Friday 2 May 2014

Record of the Week: "the famous cameo ring"

Today marks one month since the death of Auxiliary Bishop Emeritus M. Pearse Lacey.  In lieu of a Month's Mind Mass, we offer a story about his episcopal ring:

Auxiliary Bishop Emeritus Lacey photographed wearing his episcopal ring
at the 50th anniversary celebration of Transfiguration of Our Lord Parish, Etobicoke, July 2009.
Bishop Lacey was pastor of the parish when it opened.
Photo courtesy of Emanuel Pires for the Archdiocese of Toronto

A Roman Catholic bishop receives an episcopal ring when he is consecrated.  They are typically large, gold, stone-set rings. Aside from those personally purchased or gifted, bishops' rings belong to the Church. The ordinary of a See inherits the previous bishop's ring collection, which is held in trust. A bishop may be buried with a ring that he owned, but all those belonging to the Church must be returned upon his death.

Following the funeral of Most. Rev. Lacey, his family ensured that his ring was transferred to the Archdiocese by way of the Archives. When we received the ring, we were surprised to see that it was a cameo piece made of carved shell. Cameos often depict bust-length portraits of women - in this case, the Madonna. Sea snail shell is a relatively soft material and the finer details of the relief carving have been worn smooth over time. The coat of arms of the Holy See is also etched into the gold of the band. Another surprise was the inscription, which reads, "Arch'bp N. McNeil to Bp. J. T. Kidd."

Bishop Lacey's episcopal ring, a shell cameo depicting Our Lady.  The gold setting has the Vatican coat of arms carved on either side of the face and an inscription underneath that reads, "Arch'bp N. McNeil to Bp. J. T. Kidd."
Archbishop McNeil probably gave this to Bishop Kidd to mark his consecration in 1925.
Acc. 2014-002

Most Rev. Neil McNeil was Archbishop of Toronto from 1912 to 1934.
Msgr. John Thomas Kidd was the Rector at St. Augustine’s Seminary from 1913 until 1925, when he was appointed Bishop of Calgary. Archbishop McNeil was one of the co-consecrators at Bishop Kidd's episcopal ordination, so that is probably when he gave him this ring.

We looked to see if we had any photos of Bishop Kidd wearing the cameo ring. The best we could find was this photo of Kidd's consecration at St. Michael's Cathedral.  If you squint a bit and use your imagination, you can make out the white cameo face on the ring finger of his right hand.

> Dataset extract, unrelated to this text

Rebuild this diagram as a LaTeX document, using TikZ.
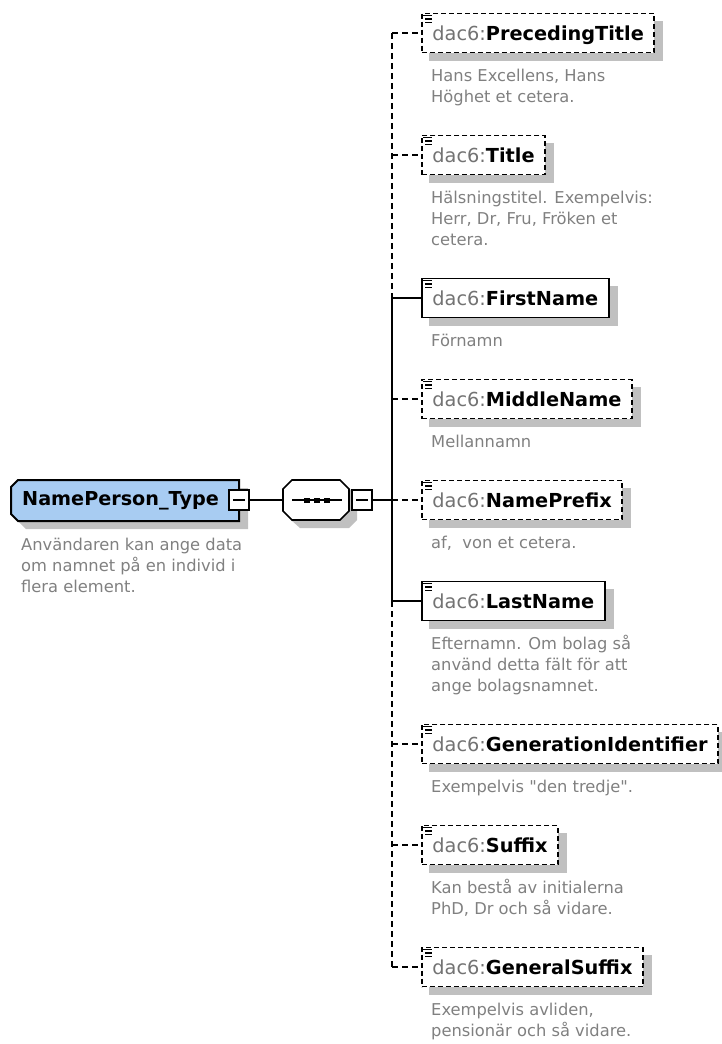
\documentclass[tikz,border=0pt]{standalone}
\usepackage{fontspec}
\setmainfont{DejaVu Sans}[Ligatures=TeXOff]
\usetikzlibrary{calc,backgrounds}
\definecolor{shadowgray}{RGB}{192,192,192}
\definecolor{descgray}{RGB}{128,128,128}
\definecolor{prefixgray}{RGB}{115,115,115}
\definecolor{rootblue}{RGB}{168,204,242}
\newcommand\elicon[1]{%
  \draw[iconline] ($(#1.north west)+(2,3)$) -- +(9,0)
                  ($(#1.north west)+(4,6.5)$) -- +(7,0)
                  ($(#1.north west)+(4,10)$) -- +(7,0);
  \begin{scope}[on background layer]
    \fill[shadowgray] ($(#1.north west)+(8,8)$) rectangle ($(#1.south east)+(8,8)$);
  \end{scope}}
\tikzset{
  elem/.style={draw=black, fill=white, line width=1.9pt, minimum height=39pt,
    inner xsep=10.5pt, inner ysep=0pt, text height=14pt, text depth=0pt,
    anchor=west, font=\fontsize{19.3}{22}\selectfont\bfseries},
  optelem/.style={elem, dash pattern=on 5pt off 3pt},
  desc/.style={anchor=north west, inner sep=0pt, align=left, text=descgray,
    font=\fontsize{16.3}{21}\selectfont},
  conn/.style={line width=1.8pt},
  optconn/.style={line width=1.8pt, dash pattern=on 6pt off 4pt},
  iconline/.style={line width=1.5pt, black},
  btn/.style={draw=black, fill=white, line width=1.5pt, minimum size=20pt, inner sep=0pt}
}
\newcommand\pfxtxt{{\mdseries\color{prefixgray}dac6:}}
\newcommand\firstl{\rule{0pt}{16pt}}
\begin{document}
\begin{tikzpicture}[x=1pt,y=-1pt]
\useasboundingbox (0,0) rectangle (722,1044);

% ---------- root ----------
\fill[shadowgray] (26,488) -- (248,488) -- (248,529) -- (26,529) -- (19,522) -- (19,495) -- cycle;
\draw[line width=2pt, fill=rootblue] (18,480) -- (239,480) -- (239,521) -- (18,521) -- (11,514) -- (11,487) -- cycle;
\node[anchor=west, inner sep=0pt, font=\fontsize{19.2}{22}\selectfont\bfseries] (root) at (22,500.5) {NamePerson\_Type};
\node[desc] (rootd) at (21,534.5) {\firstl Användaren kan ange data\\om namnet på en individ i\\flera element.};
\node[btn] (rb) at (239,500) {};
\draw[line width=1.5pt] ($(rb.center)+(-6,0)$) -- ($(rb.center)+(6,0)$);

% ---------- sequence ----------
\fill[shadowgray] (300,488) -- (349,488) -- (357,496) -- (357,520) -- (349,528) -- (300,528) -- (291,520) -- (291,496) -- cycle;
\draw[line width=1.7pt, fill=white] (292,480) -- (340,480) -- (349,489) -- (349,511) -- (340,520) -- (292,520) -- (283,511) -- (283,489) -- cycle;
\coordinate (seqw) at (283,500);
\draw[line width=1.6pt] (292,500) -- (342,500);
\fill (304,497.5) rectangle (310,503);
\fill (314,497.5) rectangle (320,503);
\fill (324,497.5) rectangle (330,503);
\node[btn] (sb) at (362,500) {};
\draw[line width=1.5pt] ($(sb.center)+(-6,0)$) -- ($(sb.center)+(6,0)$);
\draw[conn] (rb.east) -- (seqw);
\coordinate (junc) at (392,500);
\draw[conn] (sb.east) -- (junc);

% ---------- elements ----------
\node[optelem] (pt) at (421,33) {\pfxtxt PrecedingTitle};
\node[desc] (ptd) at (431,65) {\firstl Hans Excellens, Hans\\Höghet et cetera.};
\node[optelem] (ti) at (421,155) {\pfxtxt Title};
\node[desc] (tid) at (431,187) {\firstl Hälsningstitel. Exempelvis:\\Herr, Dr, Fru, Fröken et\\cetera.};
\node[elem] (fn) at (421,298) {\pfxtxt FirstName};
\node[desc] (fnd) at (431,330) {\firstl Förnamn};
\node[optelem] (mn) at (421,399) {\pfxtxt MiddleName};
\node[desc] (mnd) at (431,431) {\firstl Mellannamn};
\node[optelem] (np) at (421,500) {\pfxtxt NamePrefix};
\node[desc] (npd) at (431,532) {\firstl af,\ \ von et cetera.};
\node[elem] (ln) at (421,601) {\pfxtxt LastName};
\node[desc] (lnd) at (431,633) {\firstl Efternamn. Om bolag så\\använd detta fält för att\\ange bolagsnamnet.};
\node[optelem] (gi) at (421,744) {\pfxtxt GenerationIdentifier};
\node[desc] (gid) at (431,776) {\firstl Exempelvis "den tredje".};
\node[optelem] (su) at (421,845) {\pfxtxt Suffix};
\node[desc] (sud) at (431,877) {\firstl Kan bestå av initialerna\\PhD, Dr och så vidare.};
\node[optelem] (gs) at (421,967) {\pfxtxt GeneralSuffix};
\node[desc] (gsd) at (431,999) {\firstl Exempelvis avliden,\\pensionär och så vidare.};

\foreach \n in {pt,ti,fn,mn,np,ln,gi,su,gs} {\elicon{\n}}

% ---------- connectors ----------
\coordinate (vtop) at (392,33);
\coordinate (vfn) at (392,298);
\coordinate (vln) at (392,601);
\coordinate (vbot) at (392,967);
\draw[optconn] (vtop) -- (vfn);
\draw[conn] (vfn) -- (vln);
\draw[optconn] (vln) -- (vbot);
\draw[optconn] (vtop) -- (pt.west);
\draw[optconn] (ti.west -| vtop) -- (ti.west);
\draw[conn] (vfn) -- (fn.west);
\draw[optconn] (mn.west -| vtop) -- (mn.west);
\draw[optconn] (junc) -- (np.west);
\draw[conn] (vln) -- (ln.west);
\draw[optconn] (gi.west -| vtop) -- (gi.west);
\draw[optconn] (su.west -| vtop) -- (su.west);
\draw[optconn] (vbot) -- (gs.west);
\end{tikzpicture}
\end{document}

"Taken on occasion of the ceremony of consecration of Right Rev. John T. Kidd, D.D., L.L.D, Bishop of Calgary,
Toronto, May 6th 1925." Centre detail from a panoramic photograph.
Front row: Archbishop of Toronto Neil McNeil, Bishop of Calgary John Kidd, Apostolic Delegate to Canada
Archbishop Pietro di Maria, Archbishop of Ottawa Joseph-Médard Émard
Photographs Special Collection PH35K/09P
Close-up detail of the Madonna cameo ring on Bishop Kidd's finger
Photographs Special Collection PH35K/09P

After Calgary, Kidd was appointed Bishop of London, Ontario. Following Bishop Kidd’s death in 1950, his successor, Bishop Cody, was instructed by the executors to bring “the famous cameo ring” back to Cardinal McGuigan in Toronto. We were pleasantly surprised to find a letter documenting this in our archives:

A letter from Bp. John Cody of London to Msgr. Francis Allen, Chancellor, stating that the he will be returning the ring to Toronto.
McGuigan Fonds, MG TA01.57

So how did Bishop Lacey end up with the ring?  According to his family, when he was appointed bishop, Lacey was given the option of choosing a ring from the archdiocesan collection.  Because of his Marian devotion, Bishop Lacey selected the Madonna ring.

It is wonderful to now have this ring at ARCAT, to hold in trust for the Archbishop of Toronto.  It was especially delightful to discover traces of its history in our other records.  Now, if only we knew how it came to be known as "the famous cameo ring"...


  1. Considering the crossed keys and Papal Tiara emblems, this was undoubtedly a ring given at some point to a Pope in Rome and then given to a bishop for Toronto. What you have to find out is which Bishop of Toronto was consecrated by the Pope in Rome.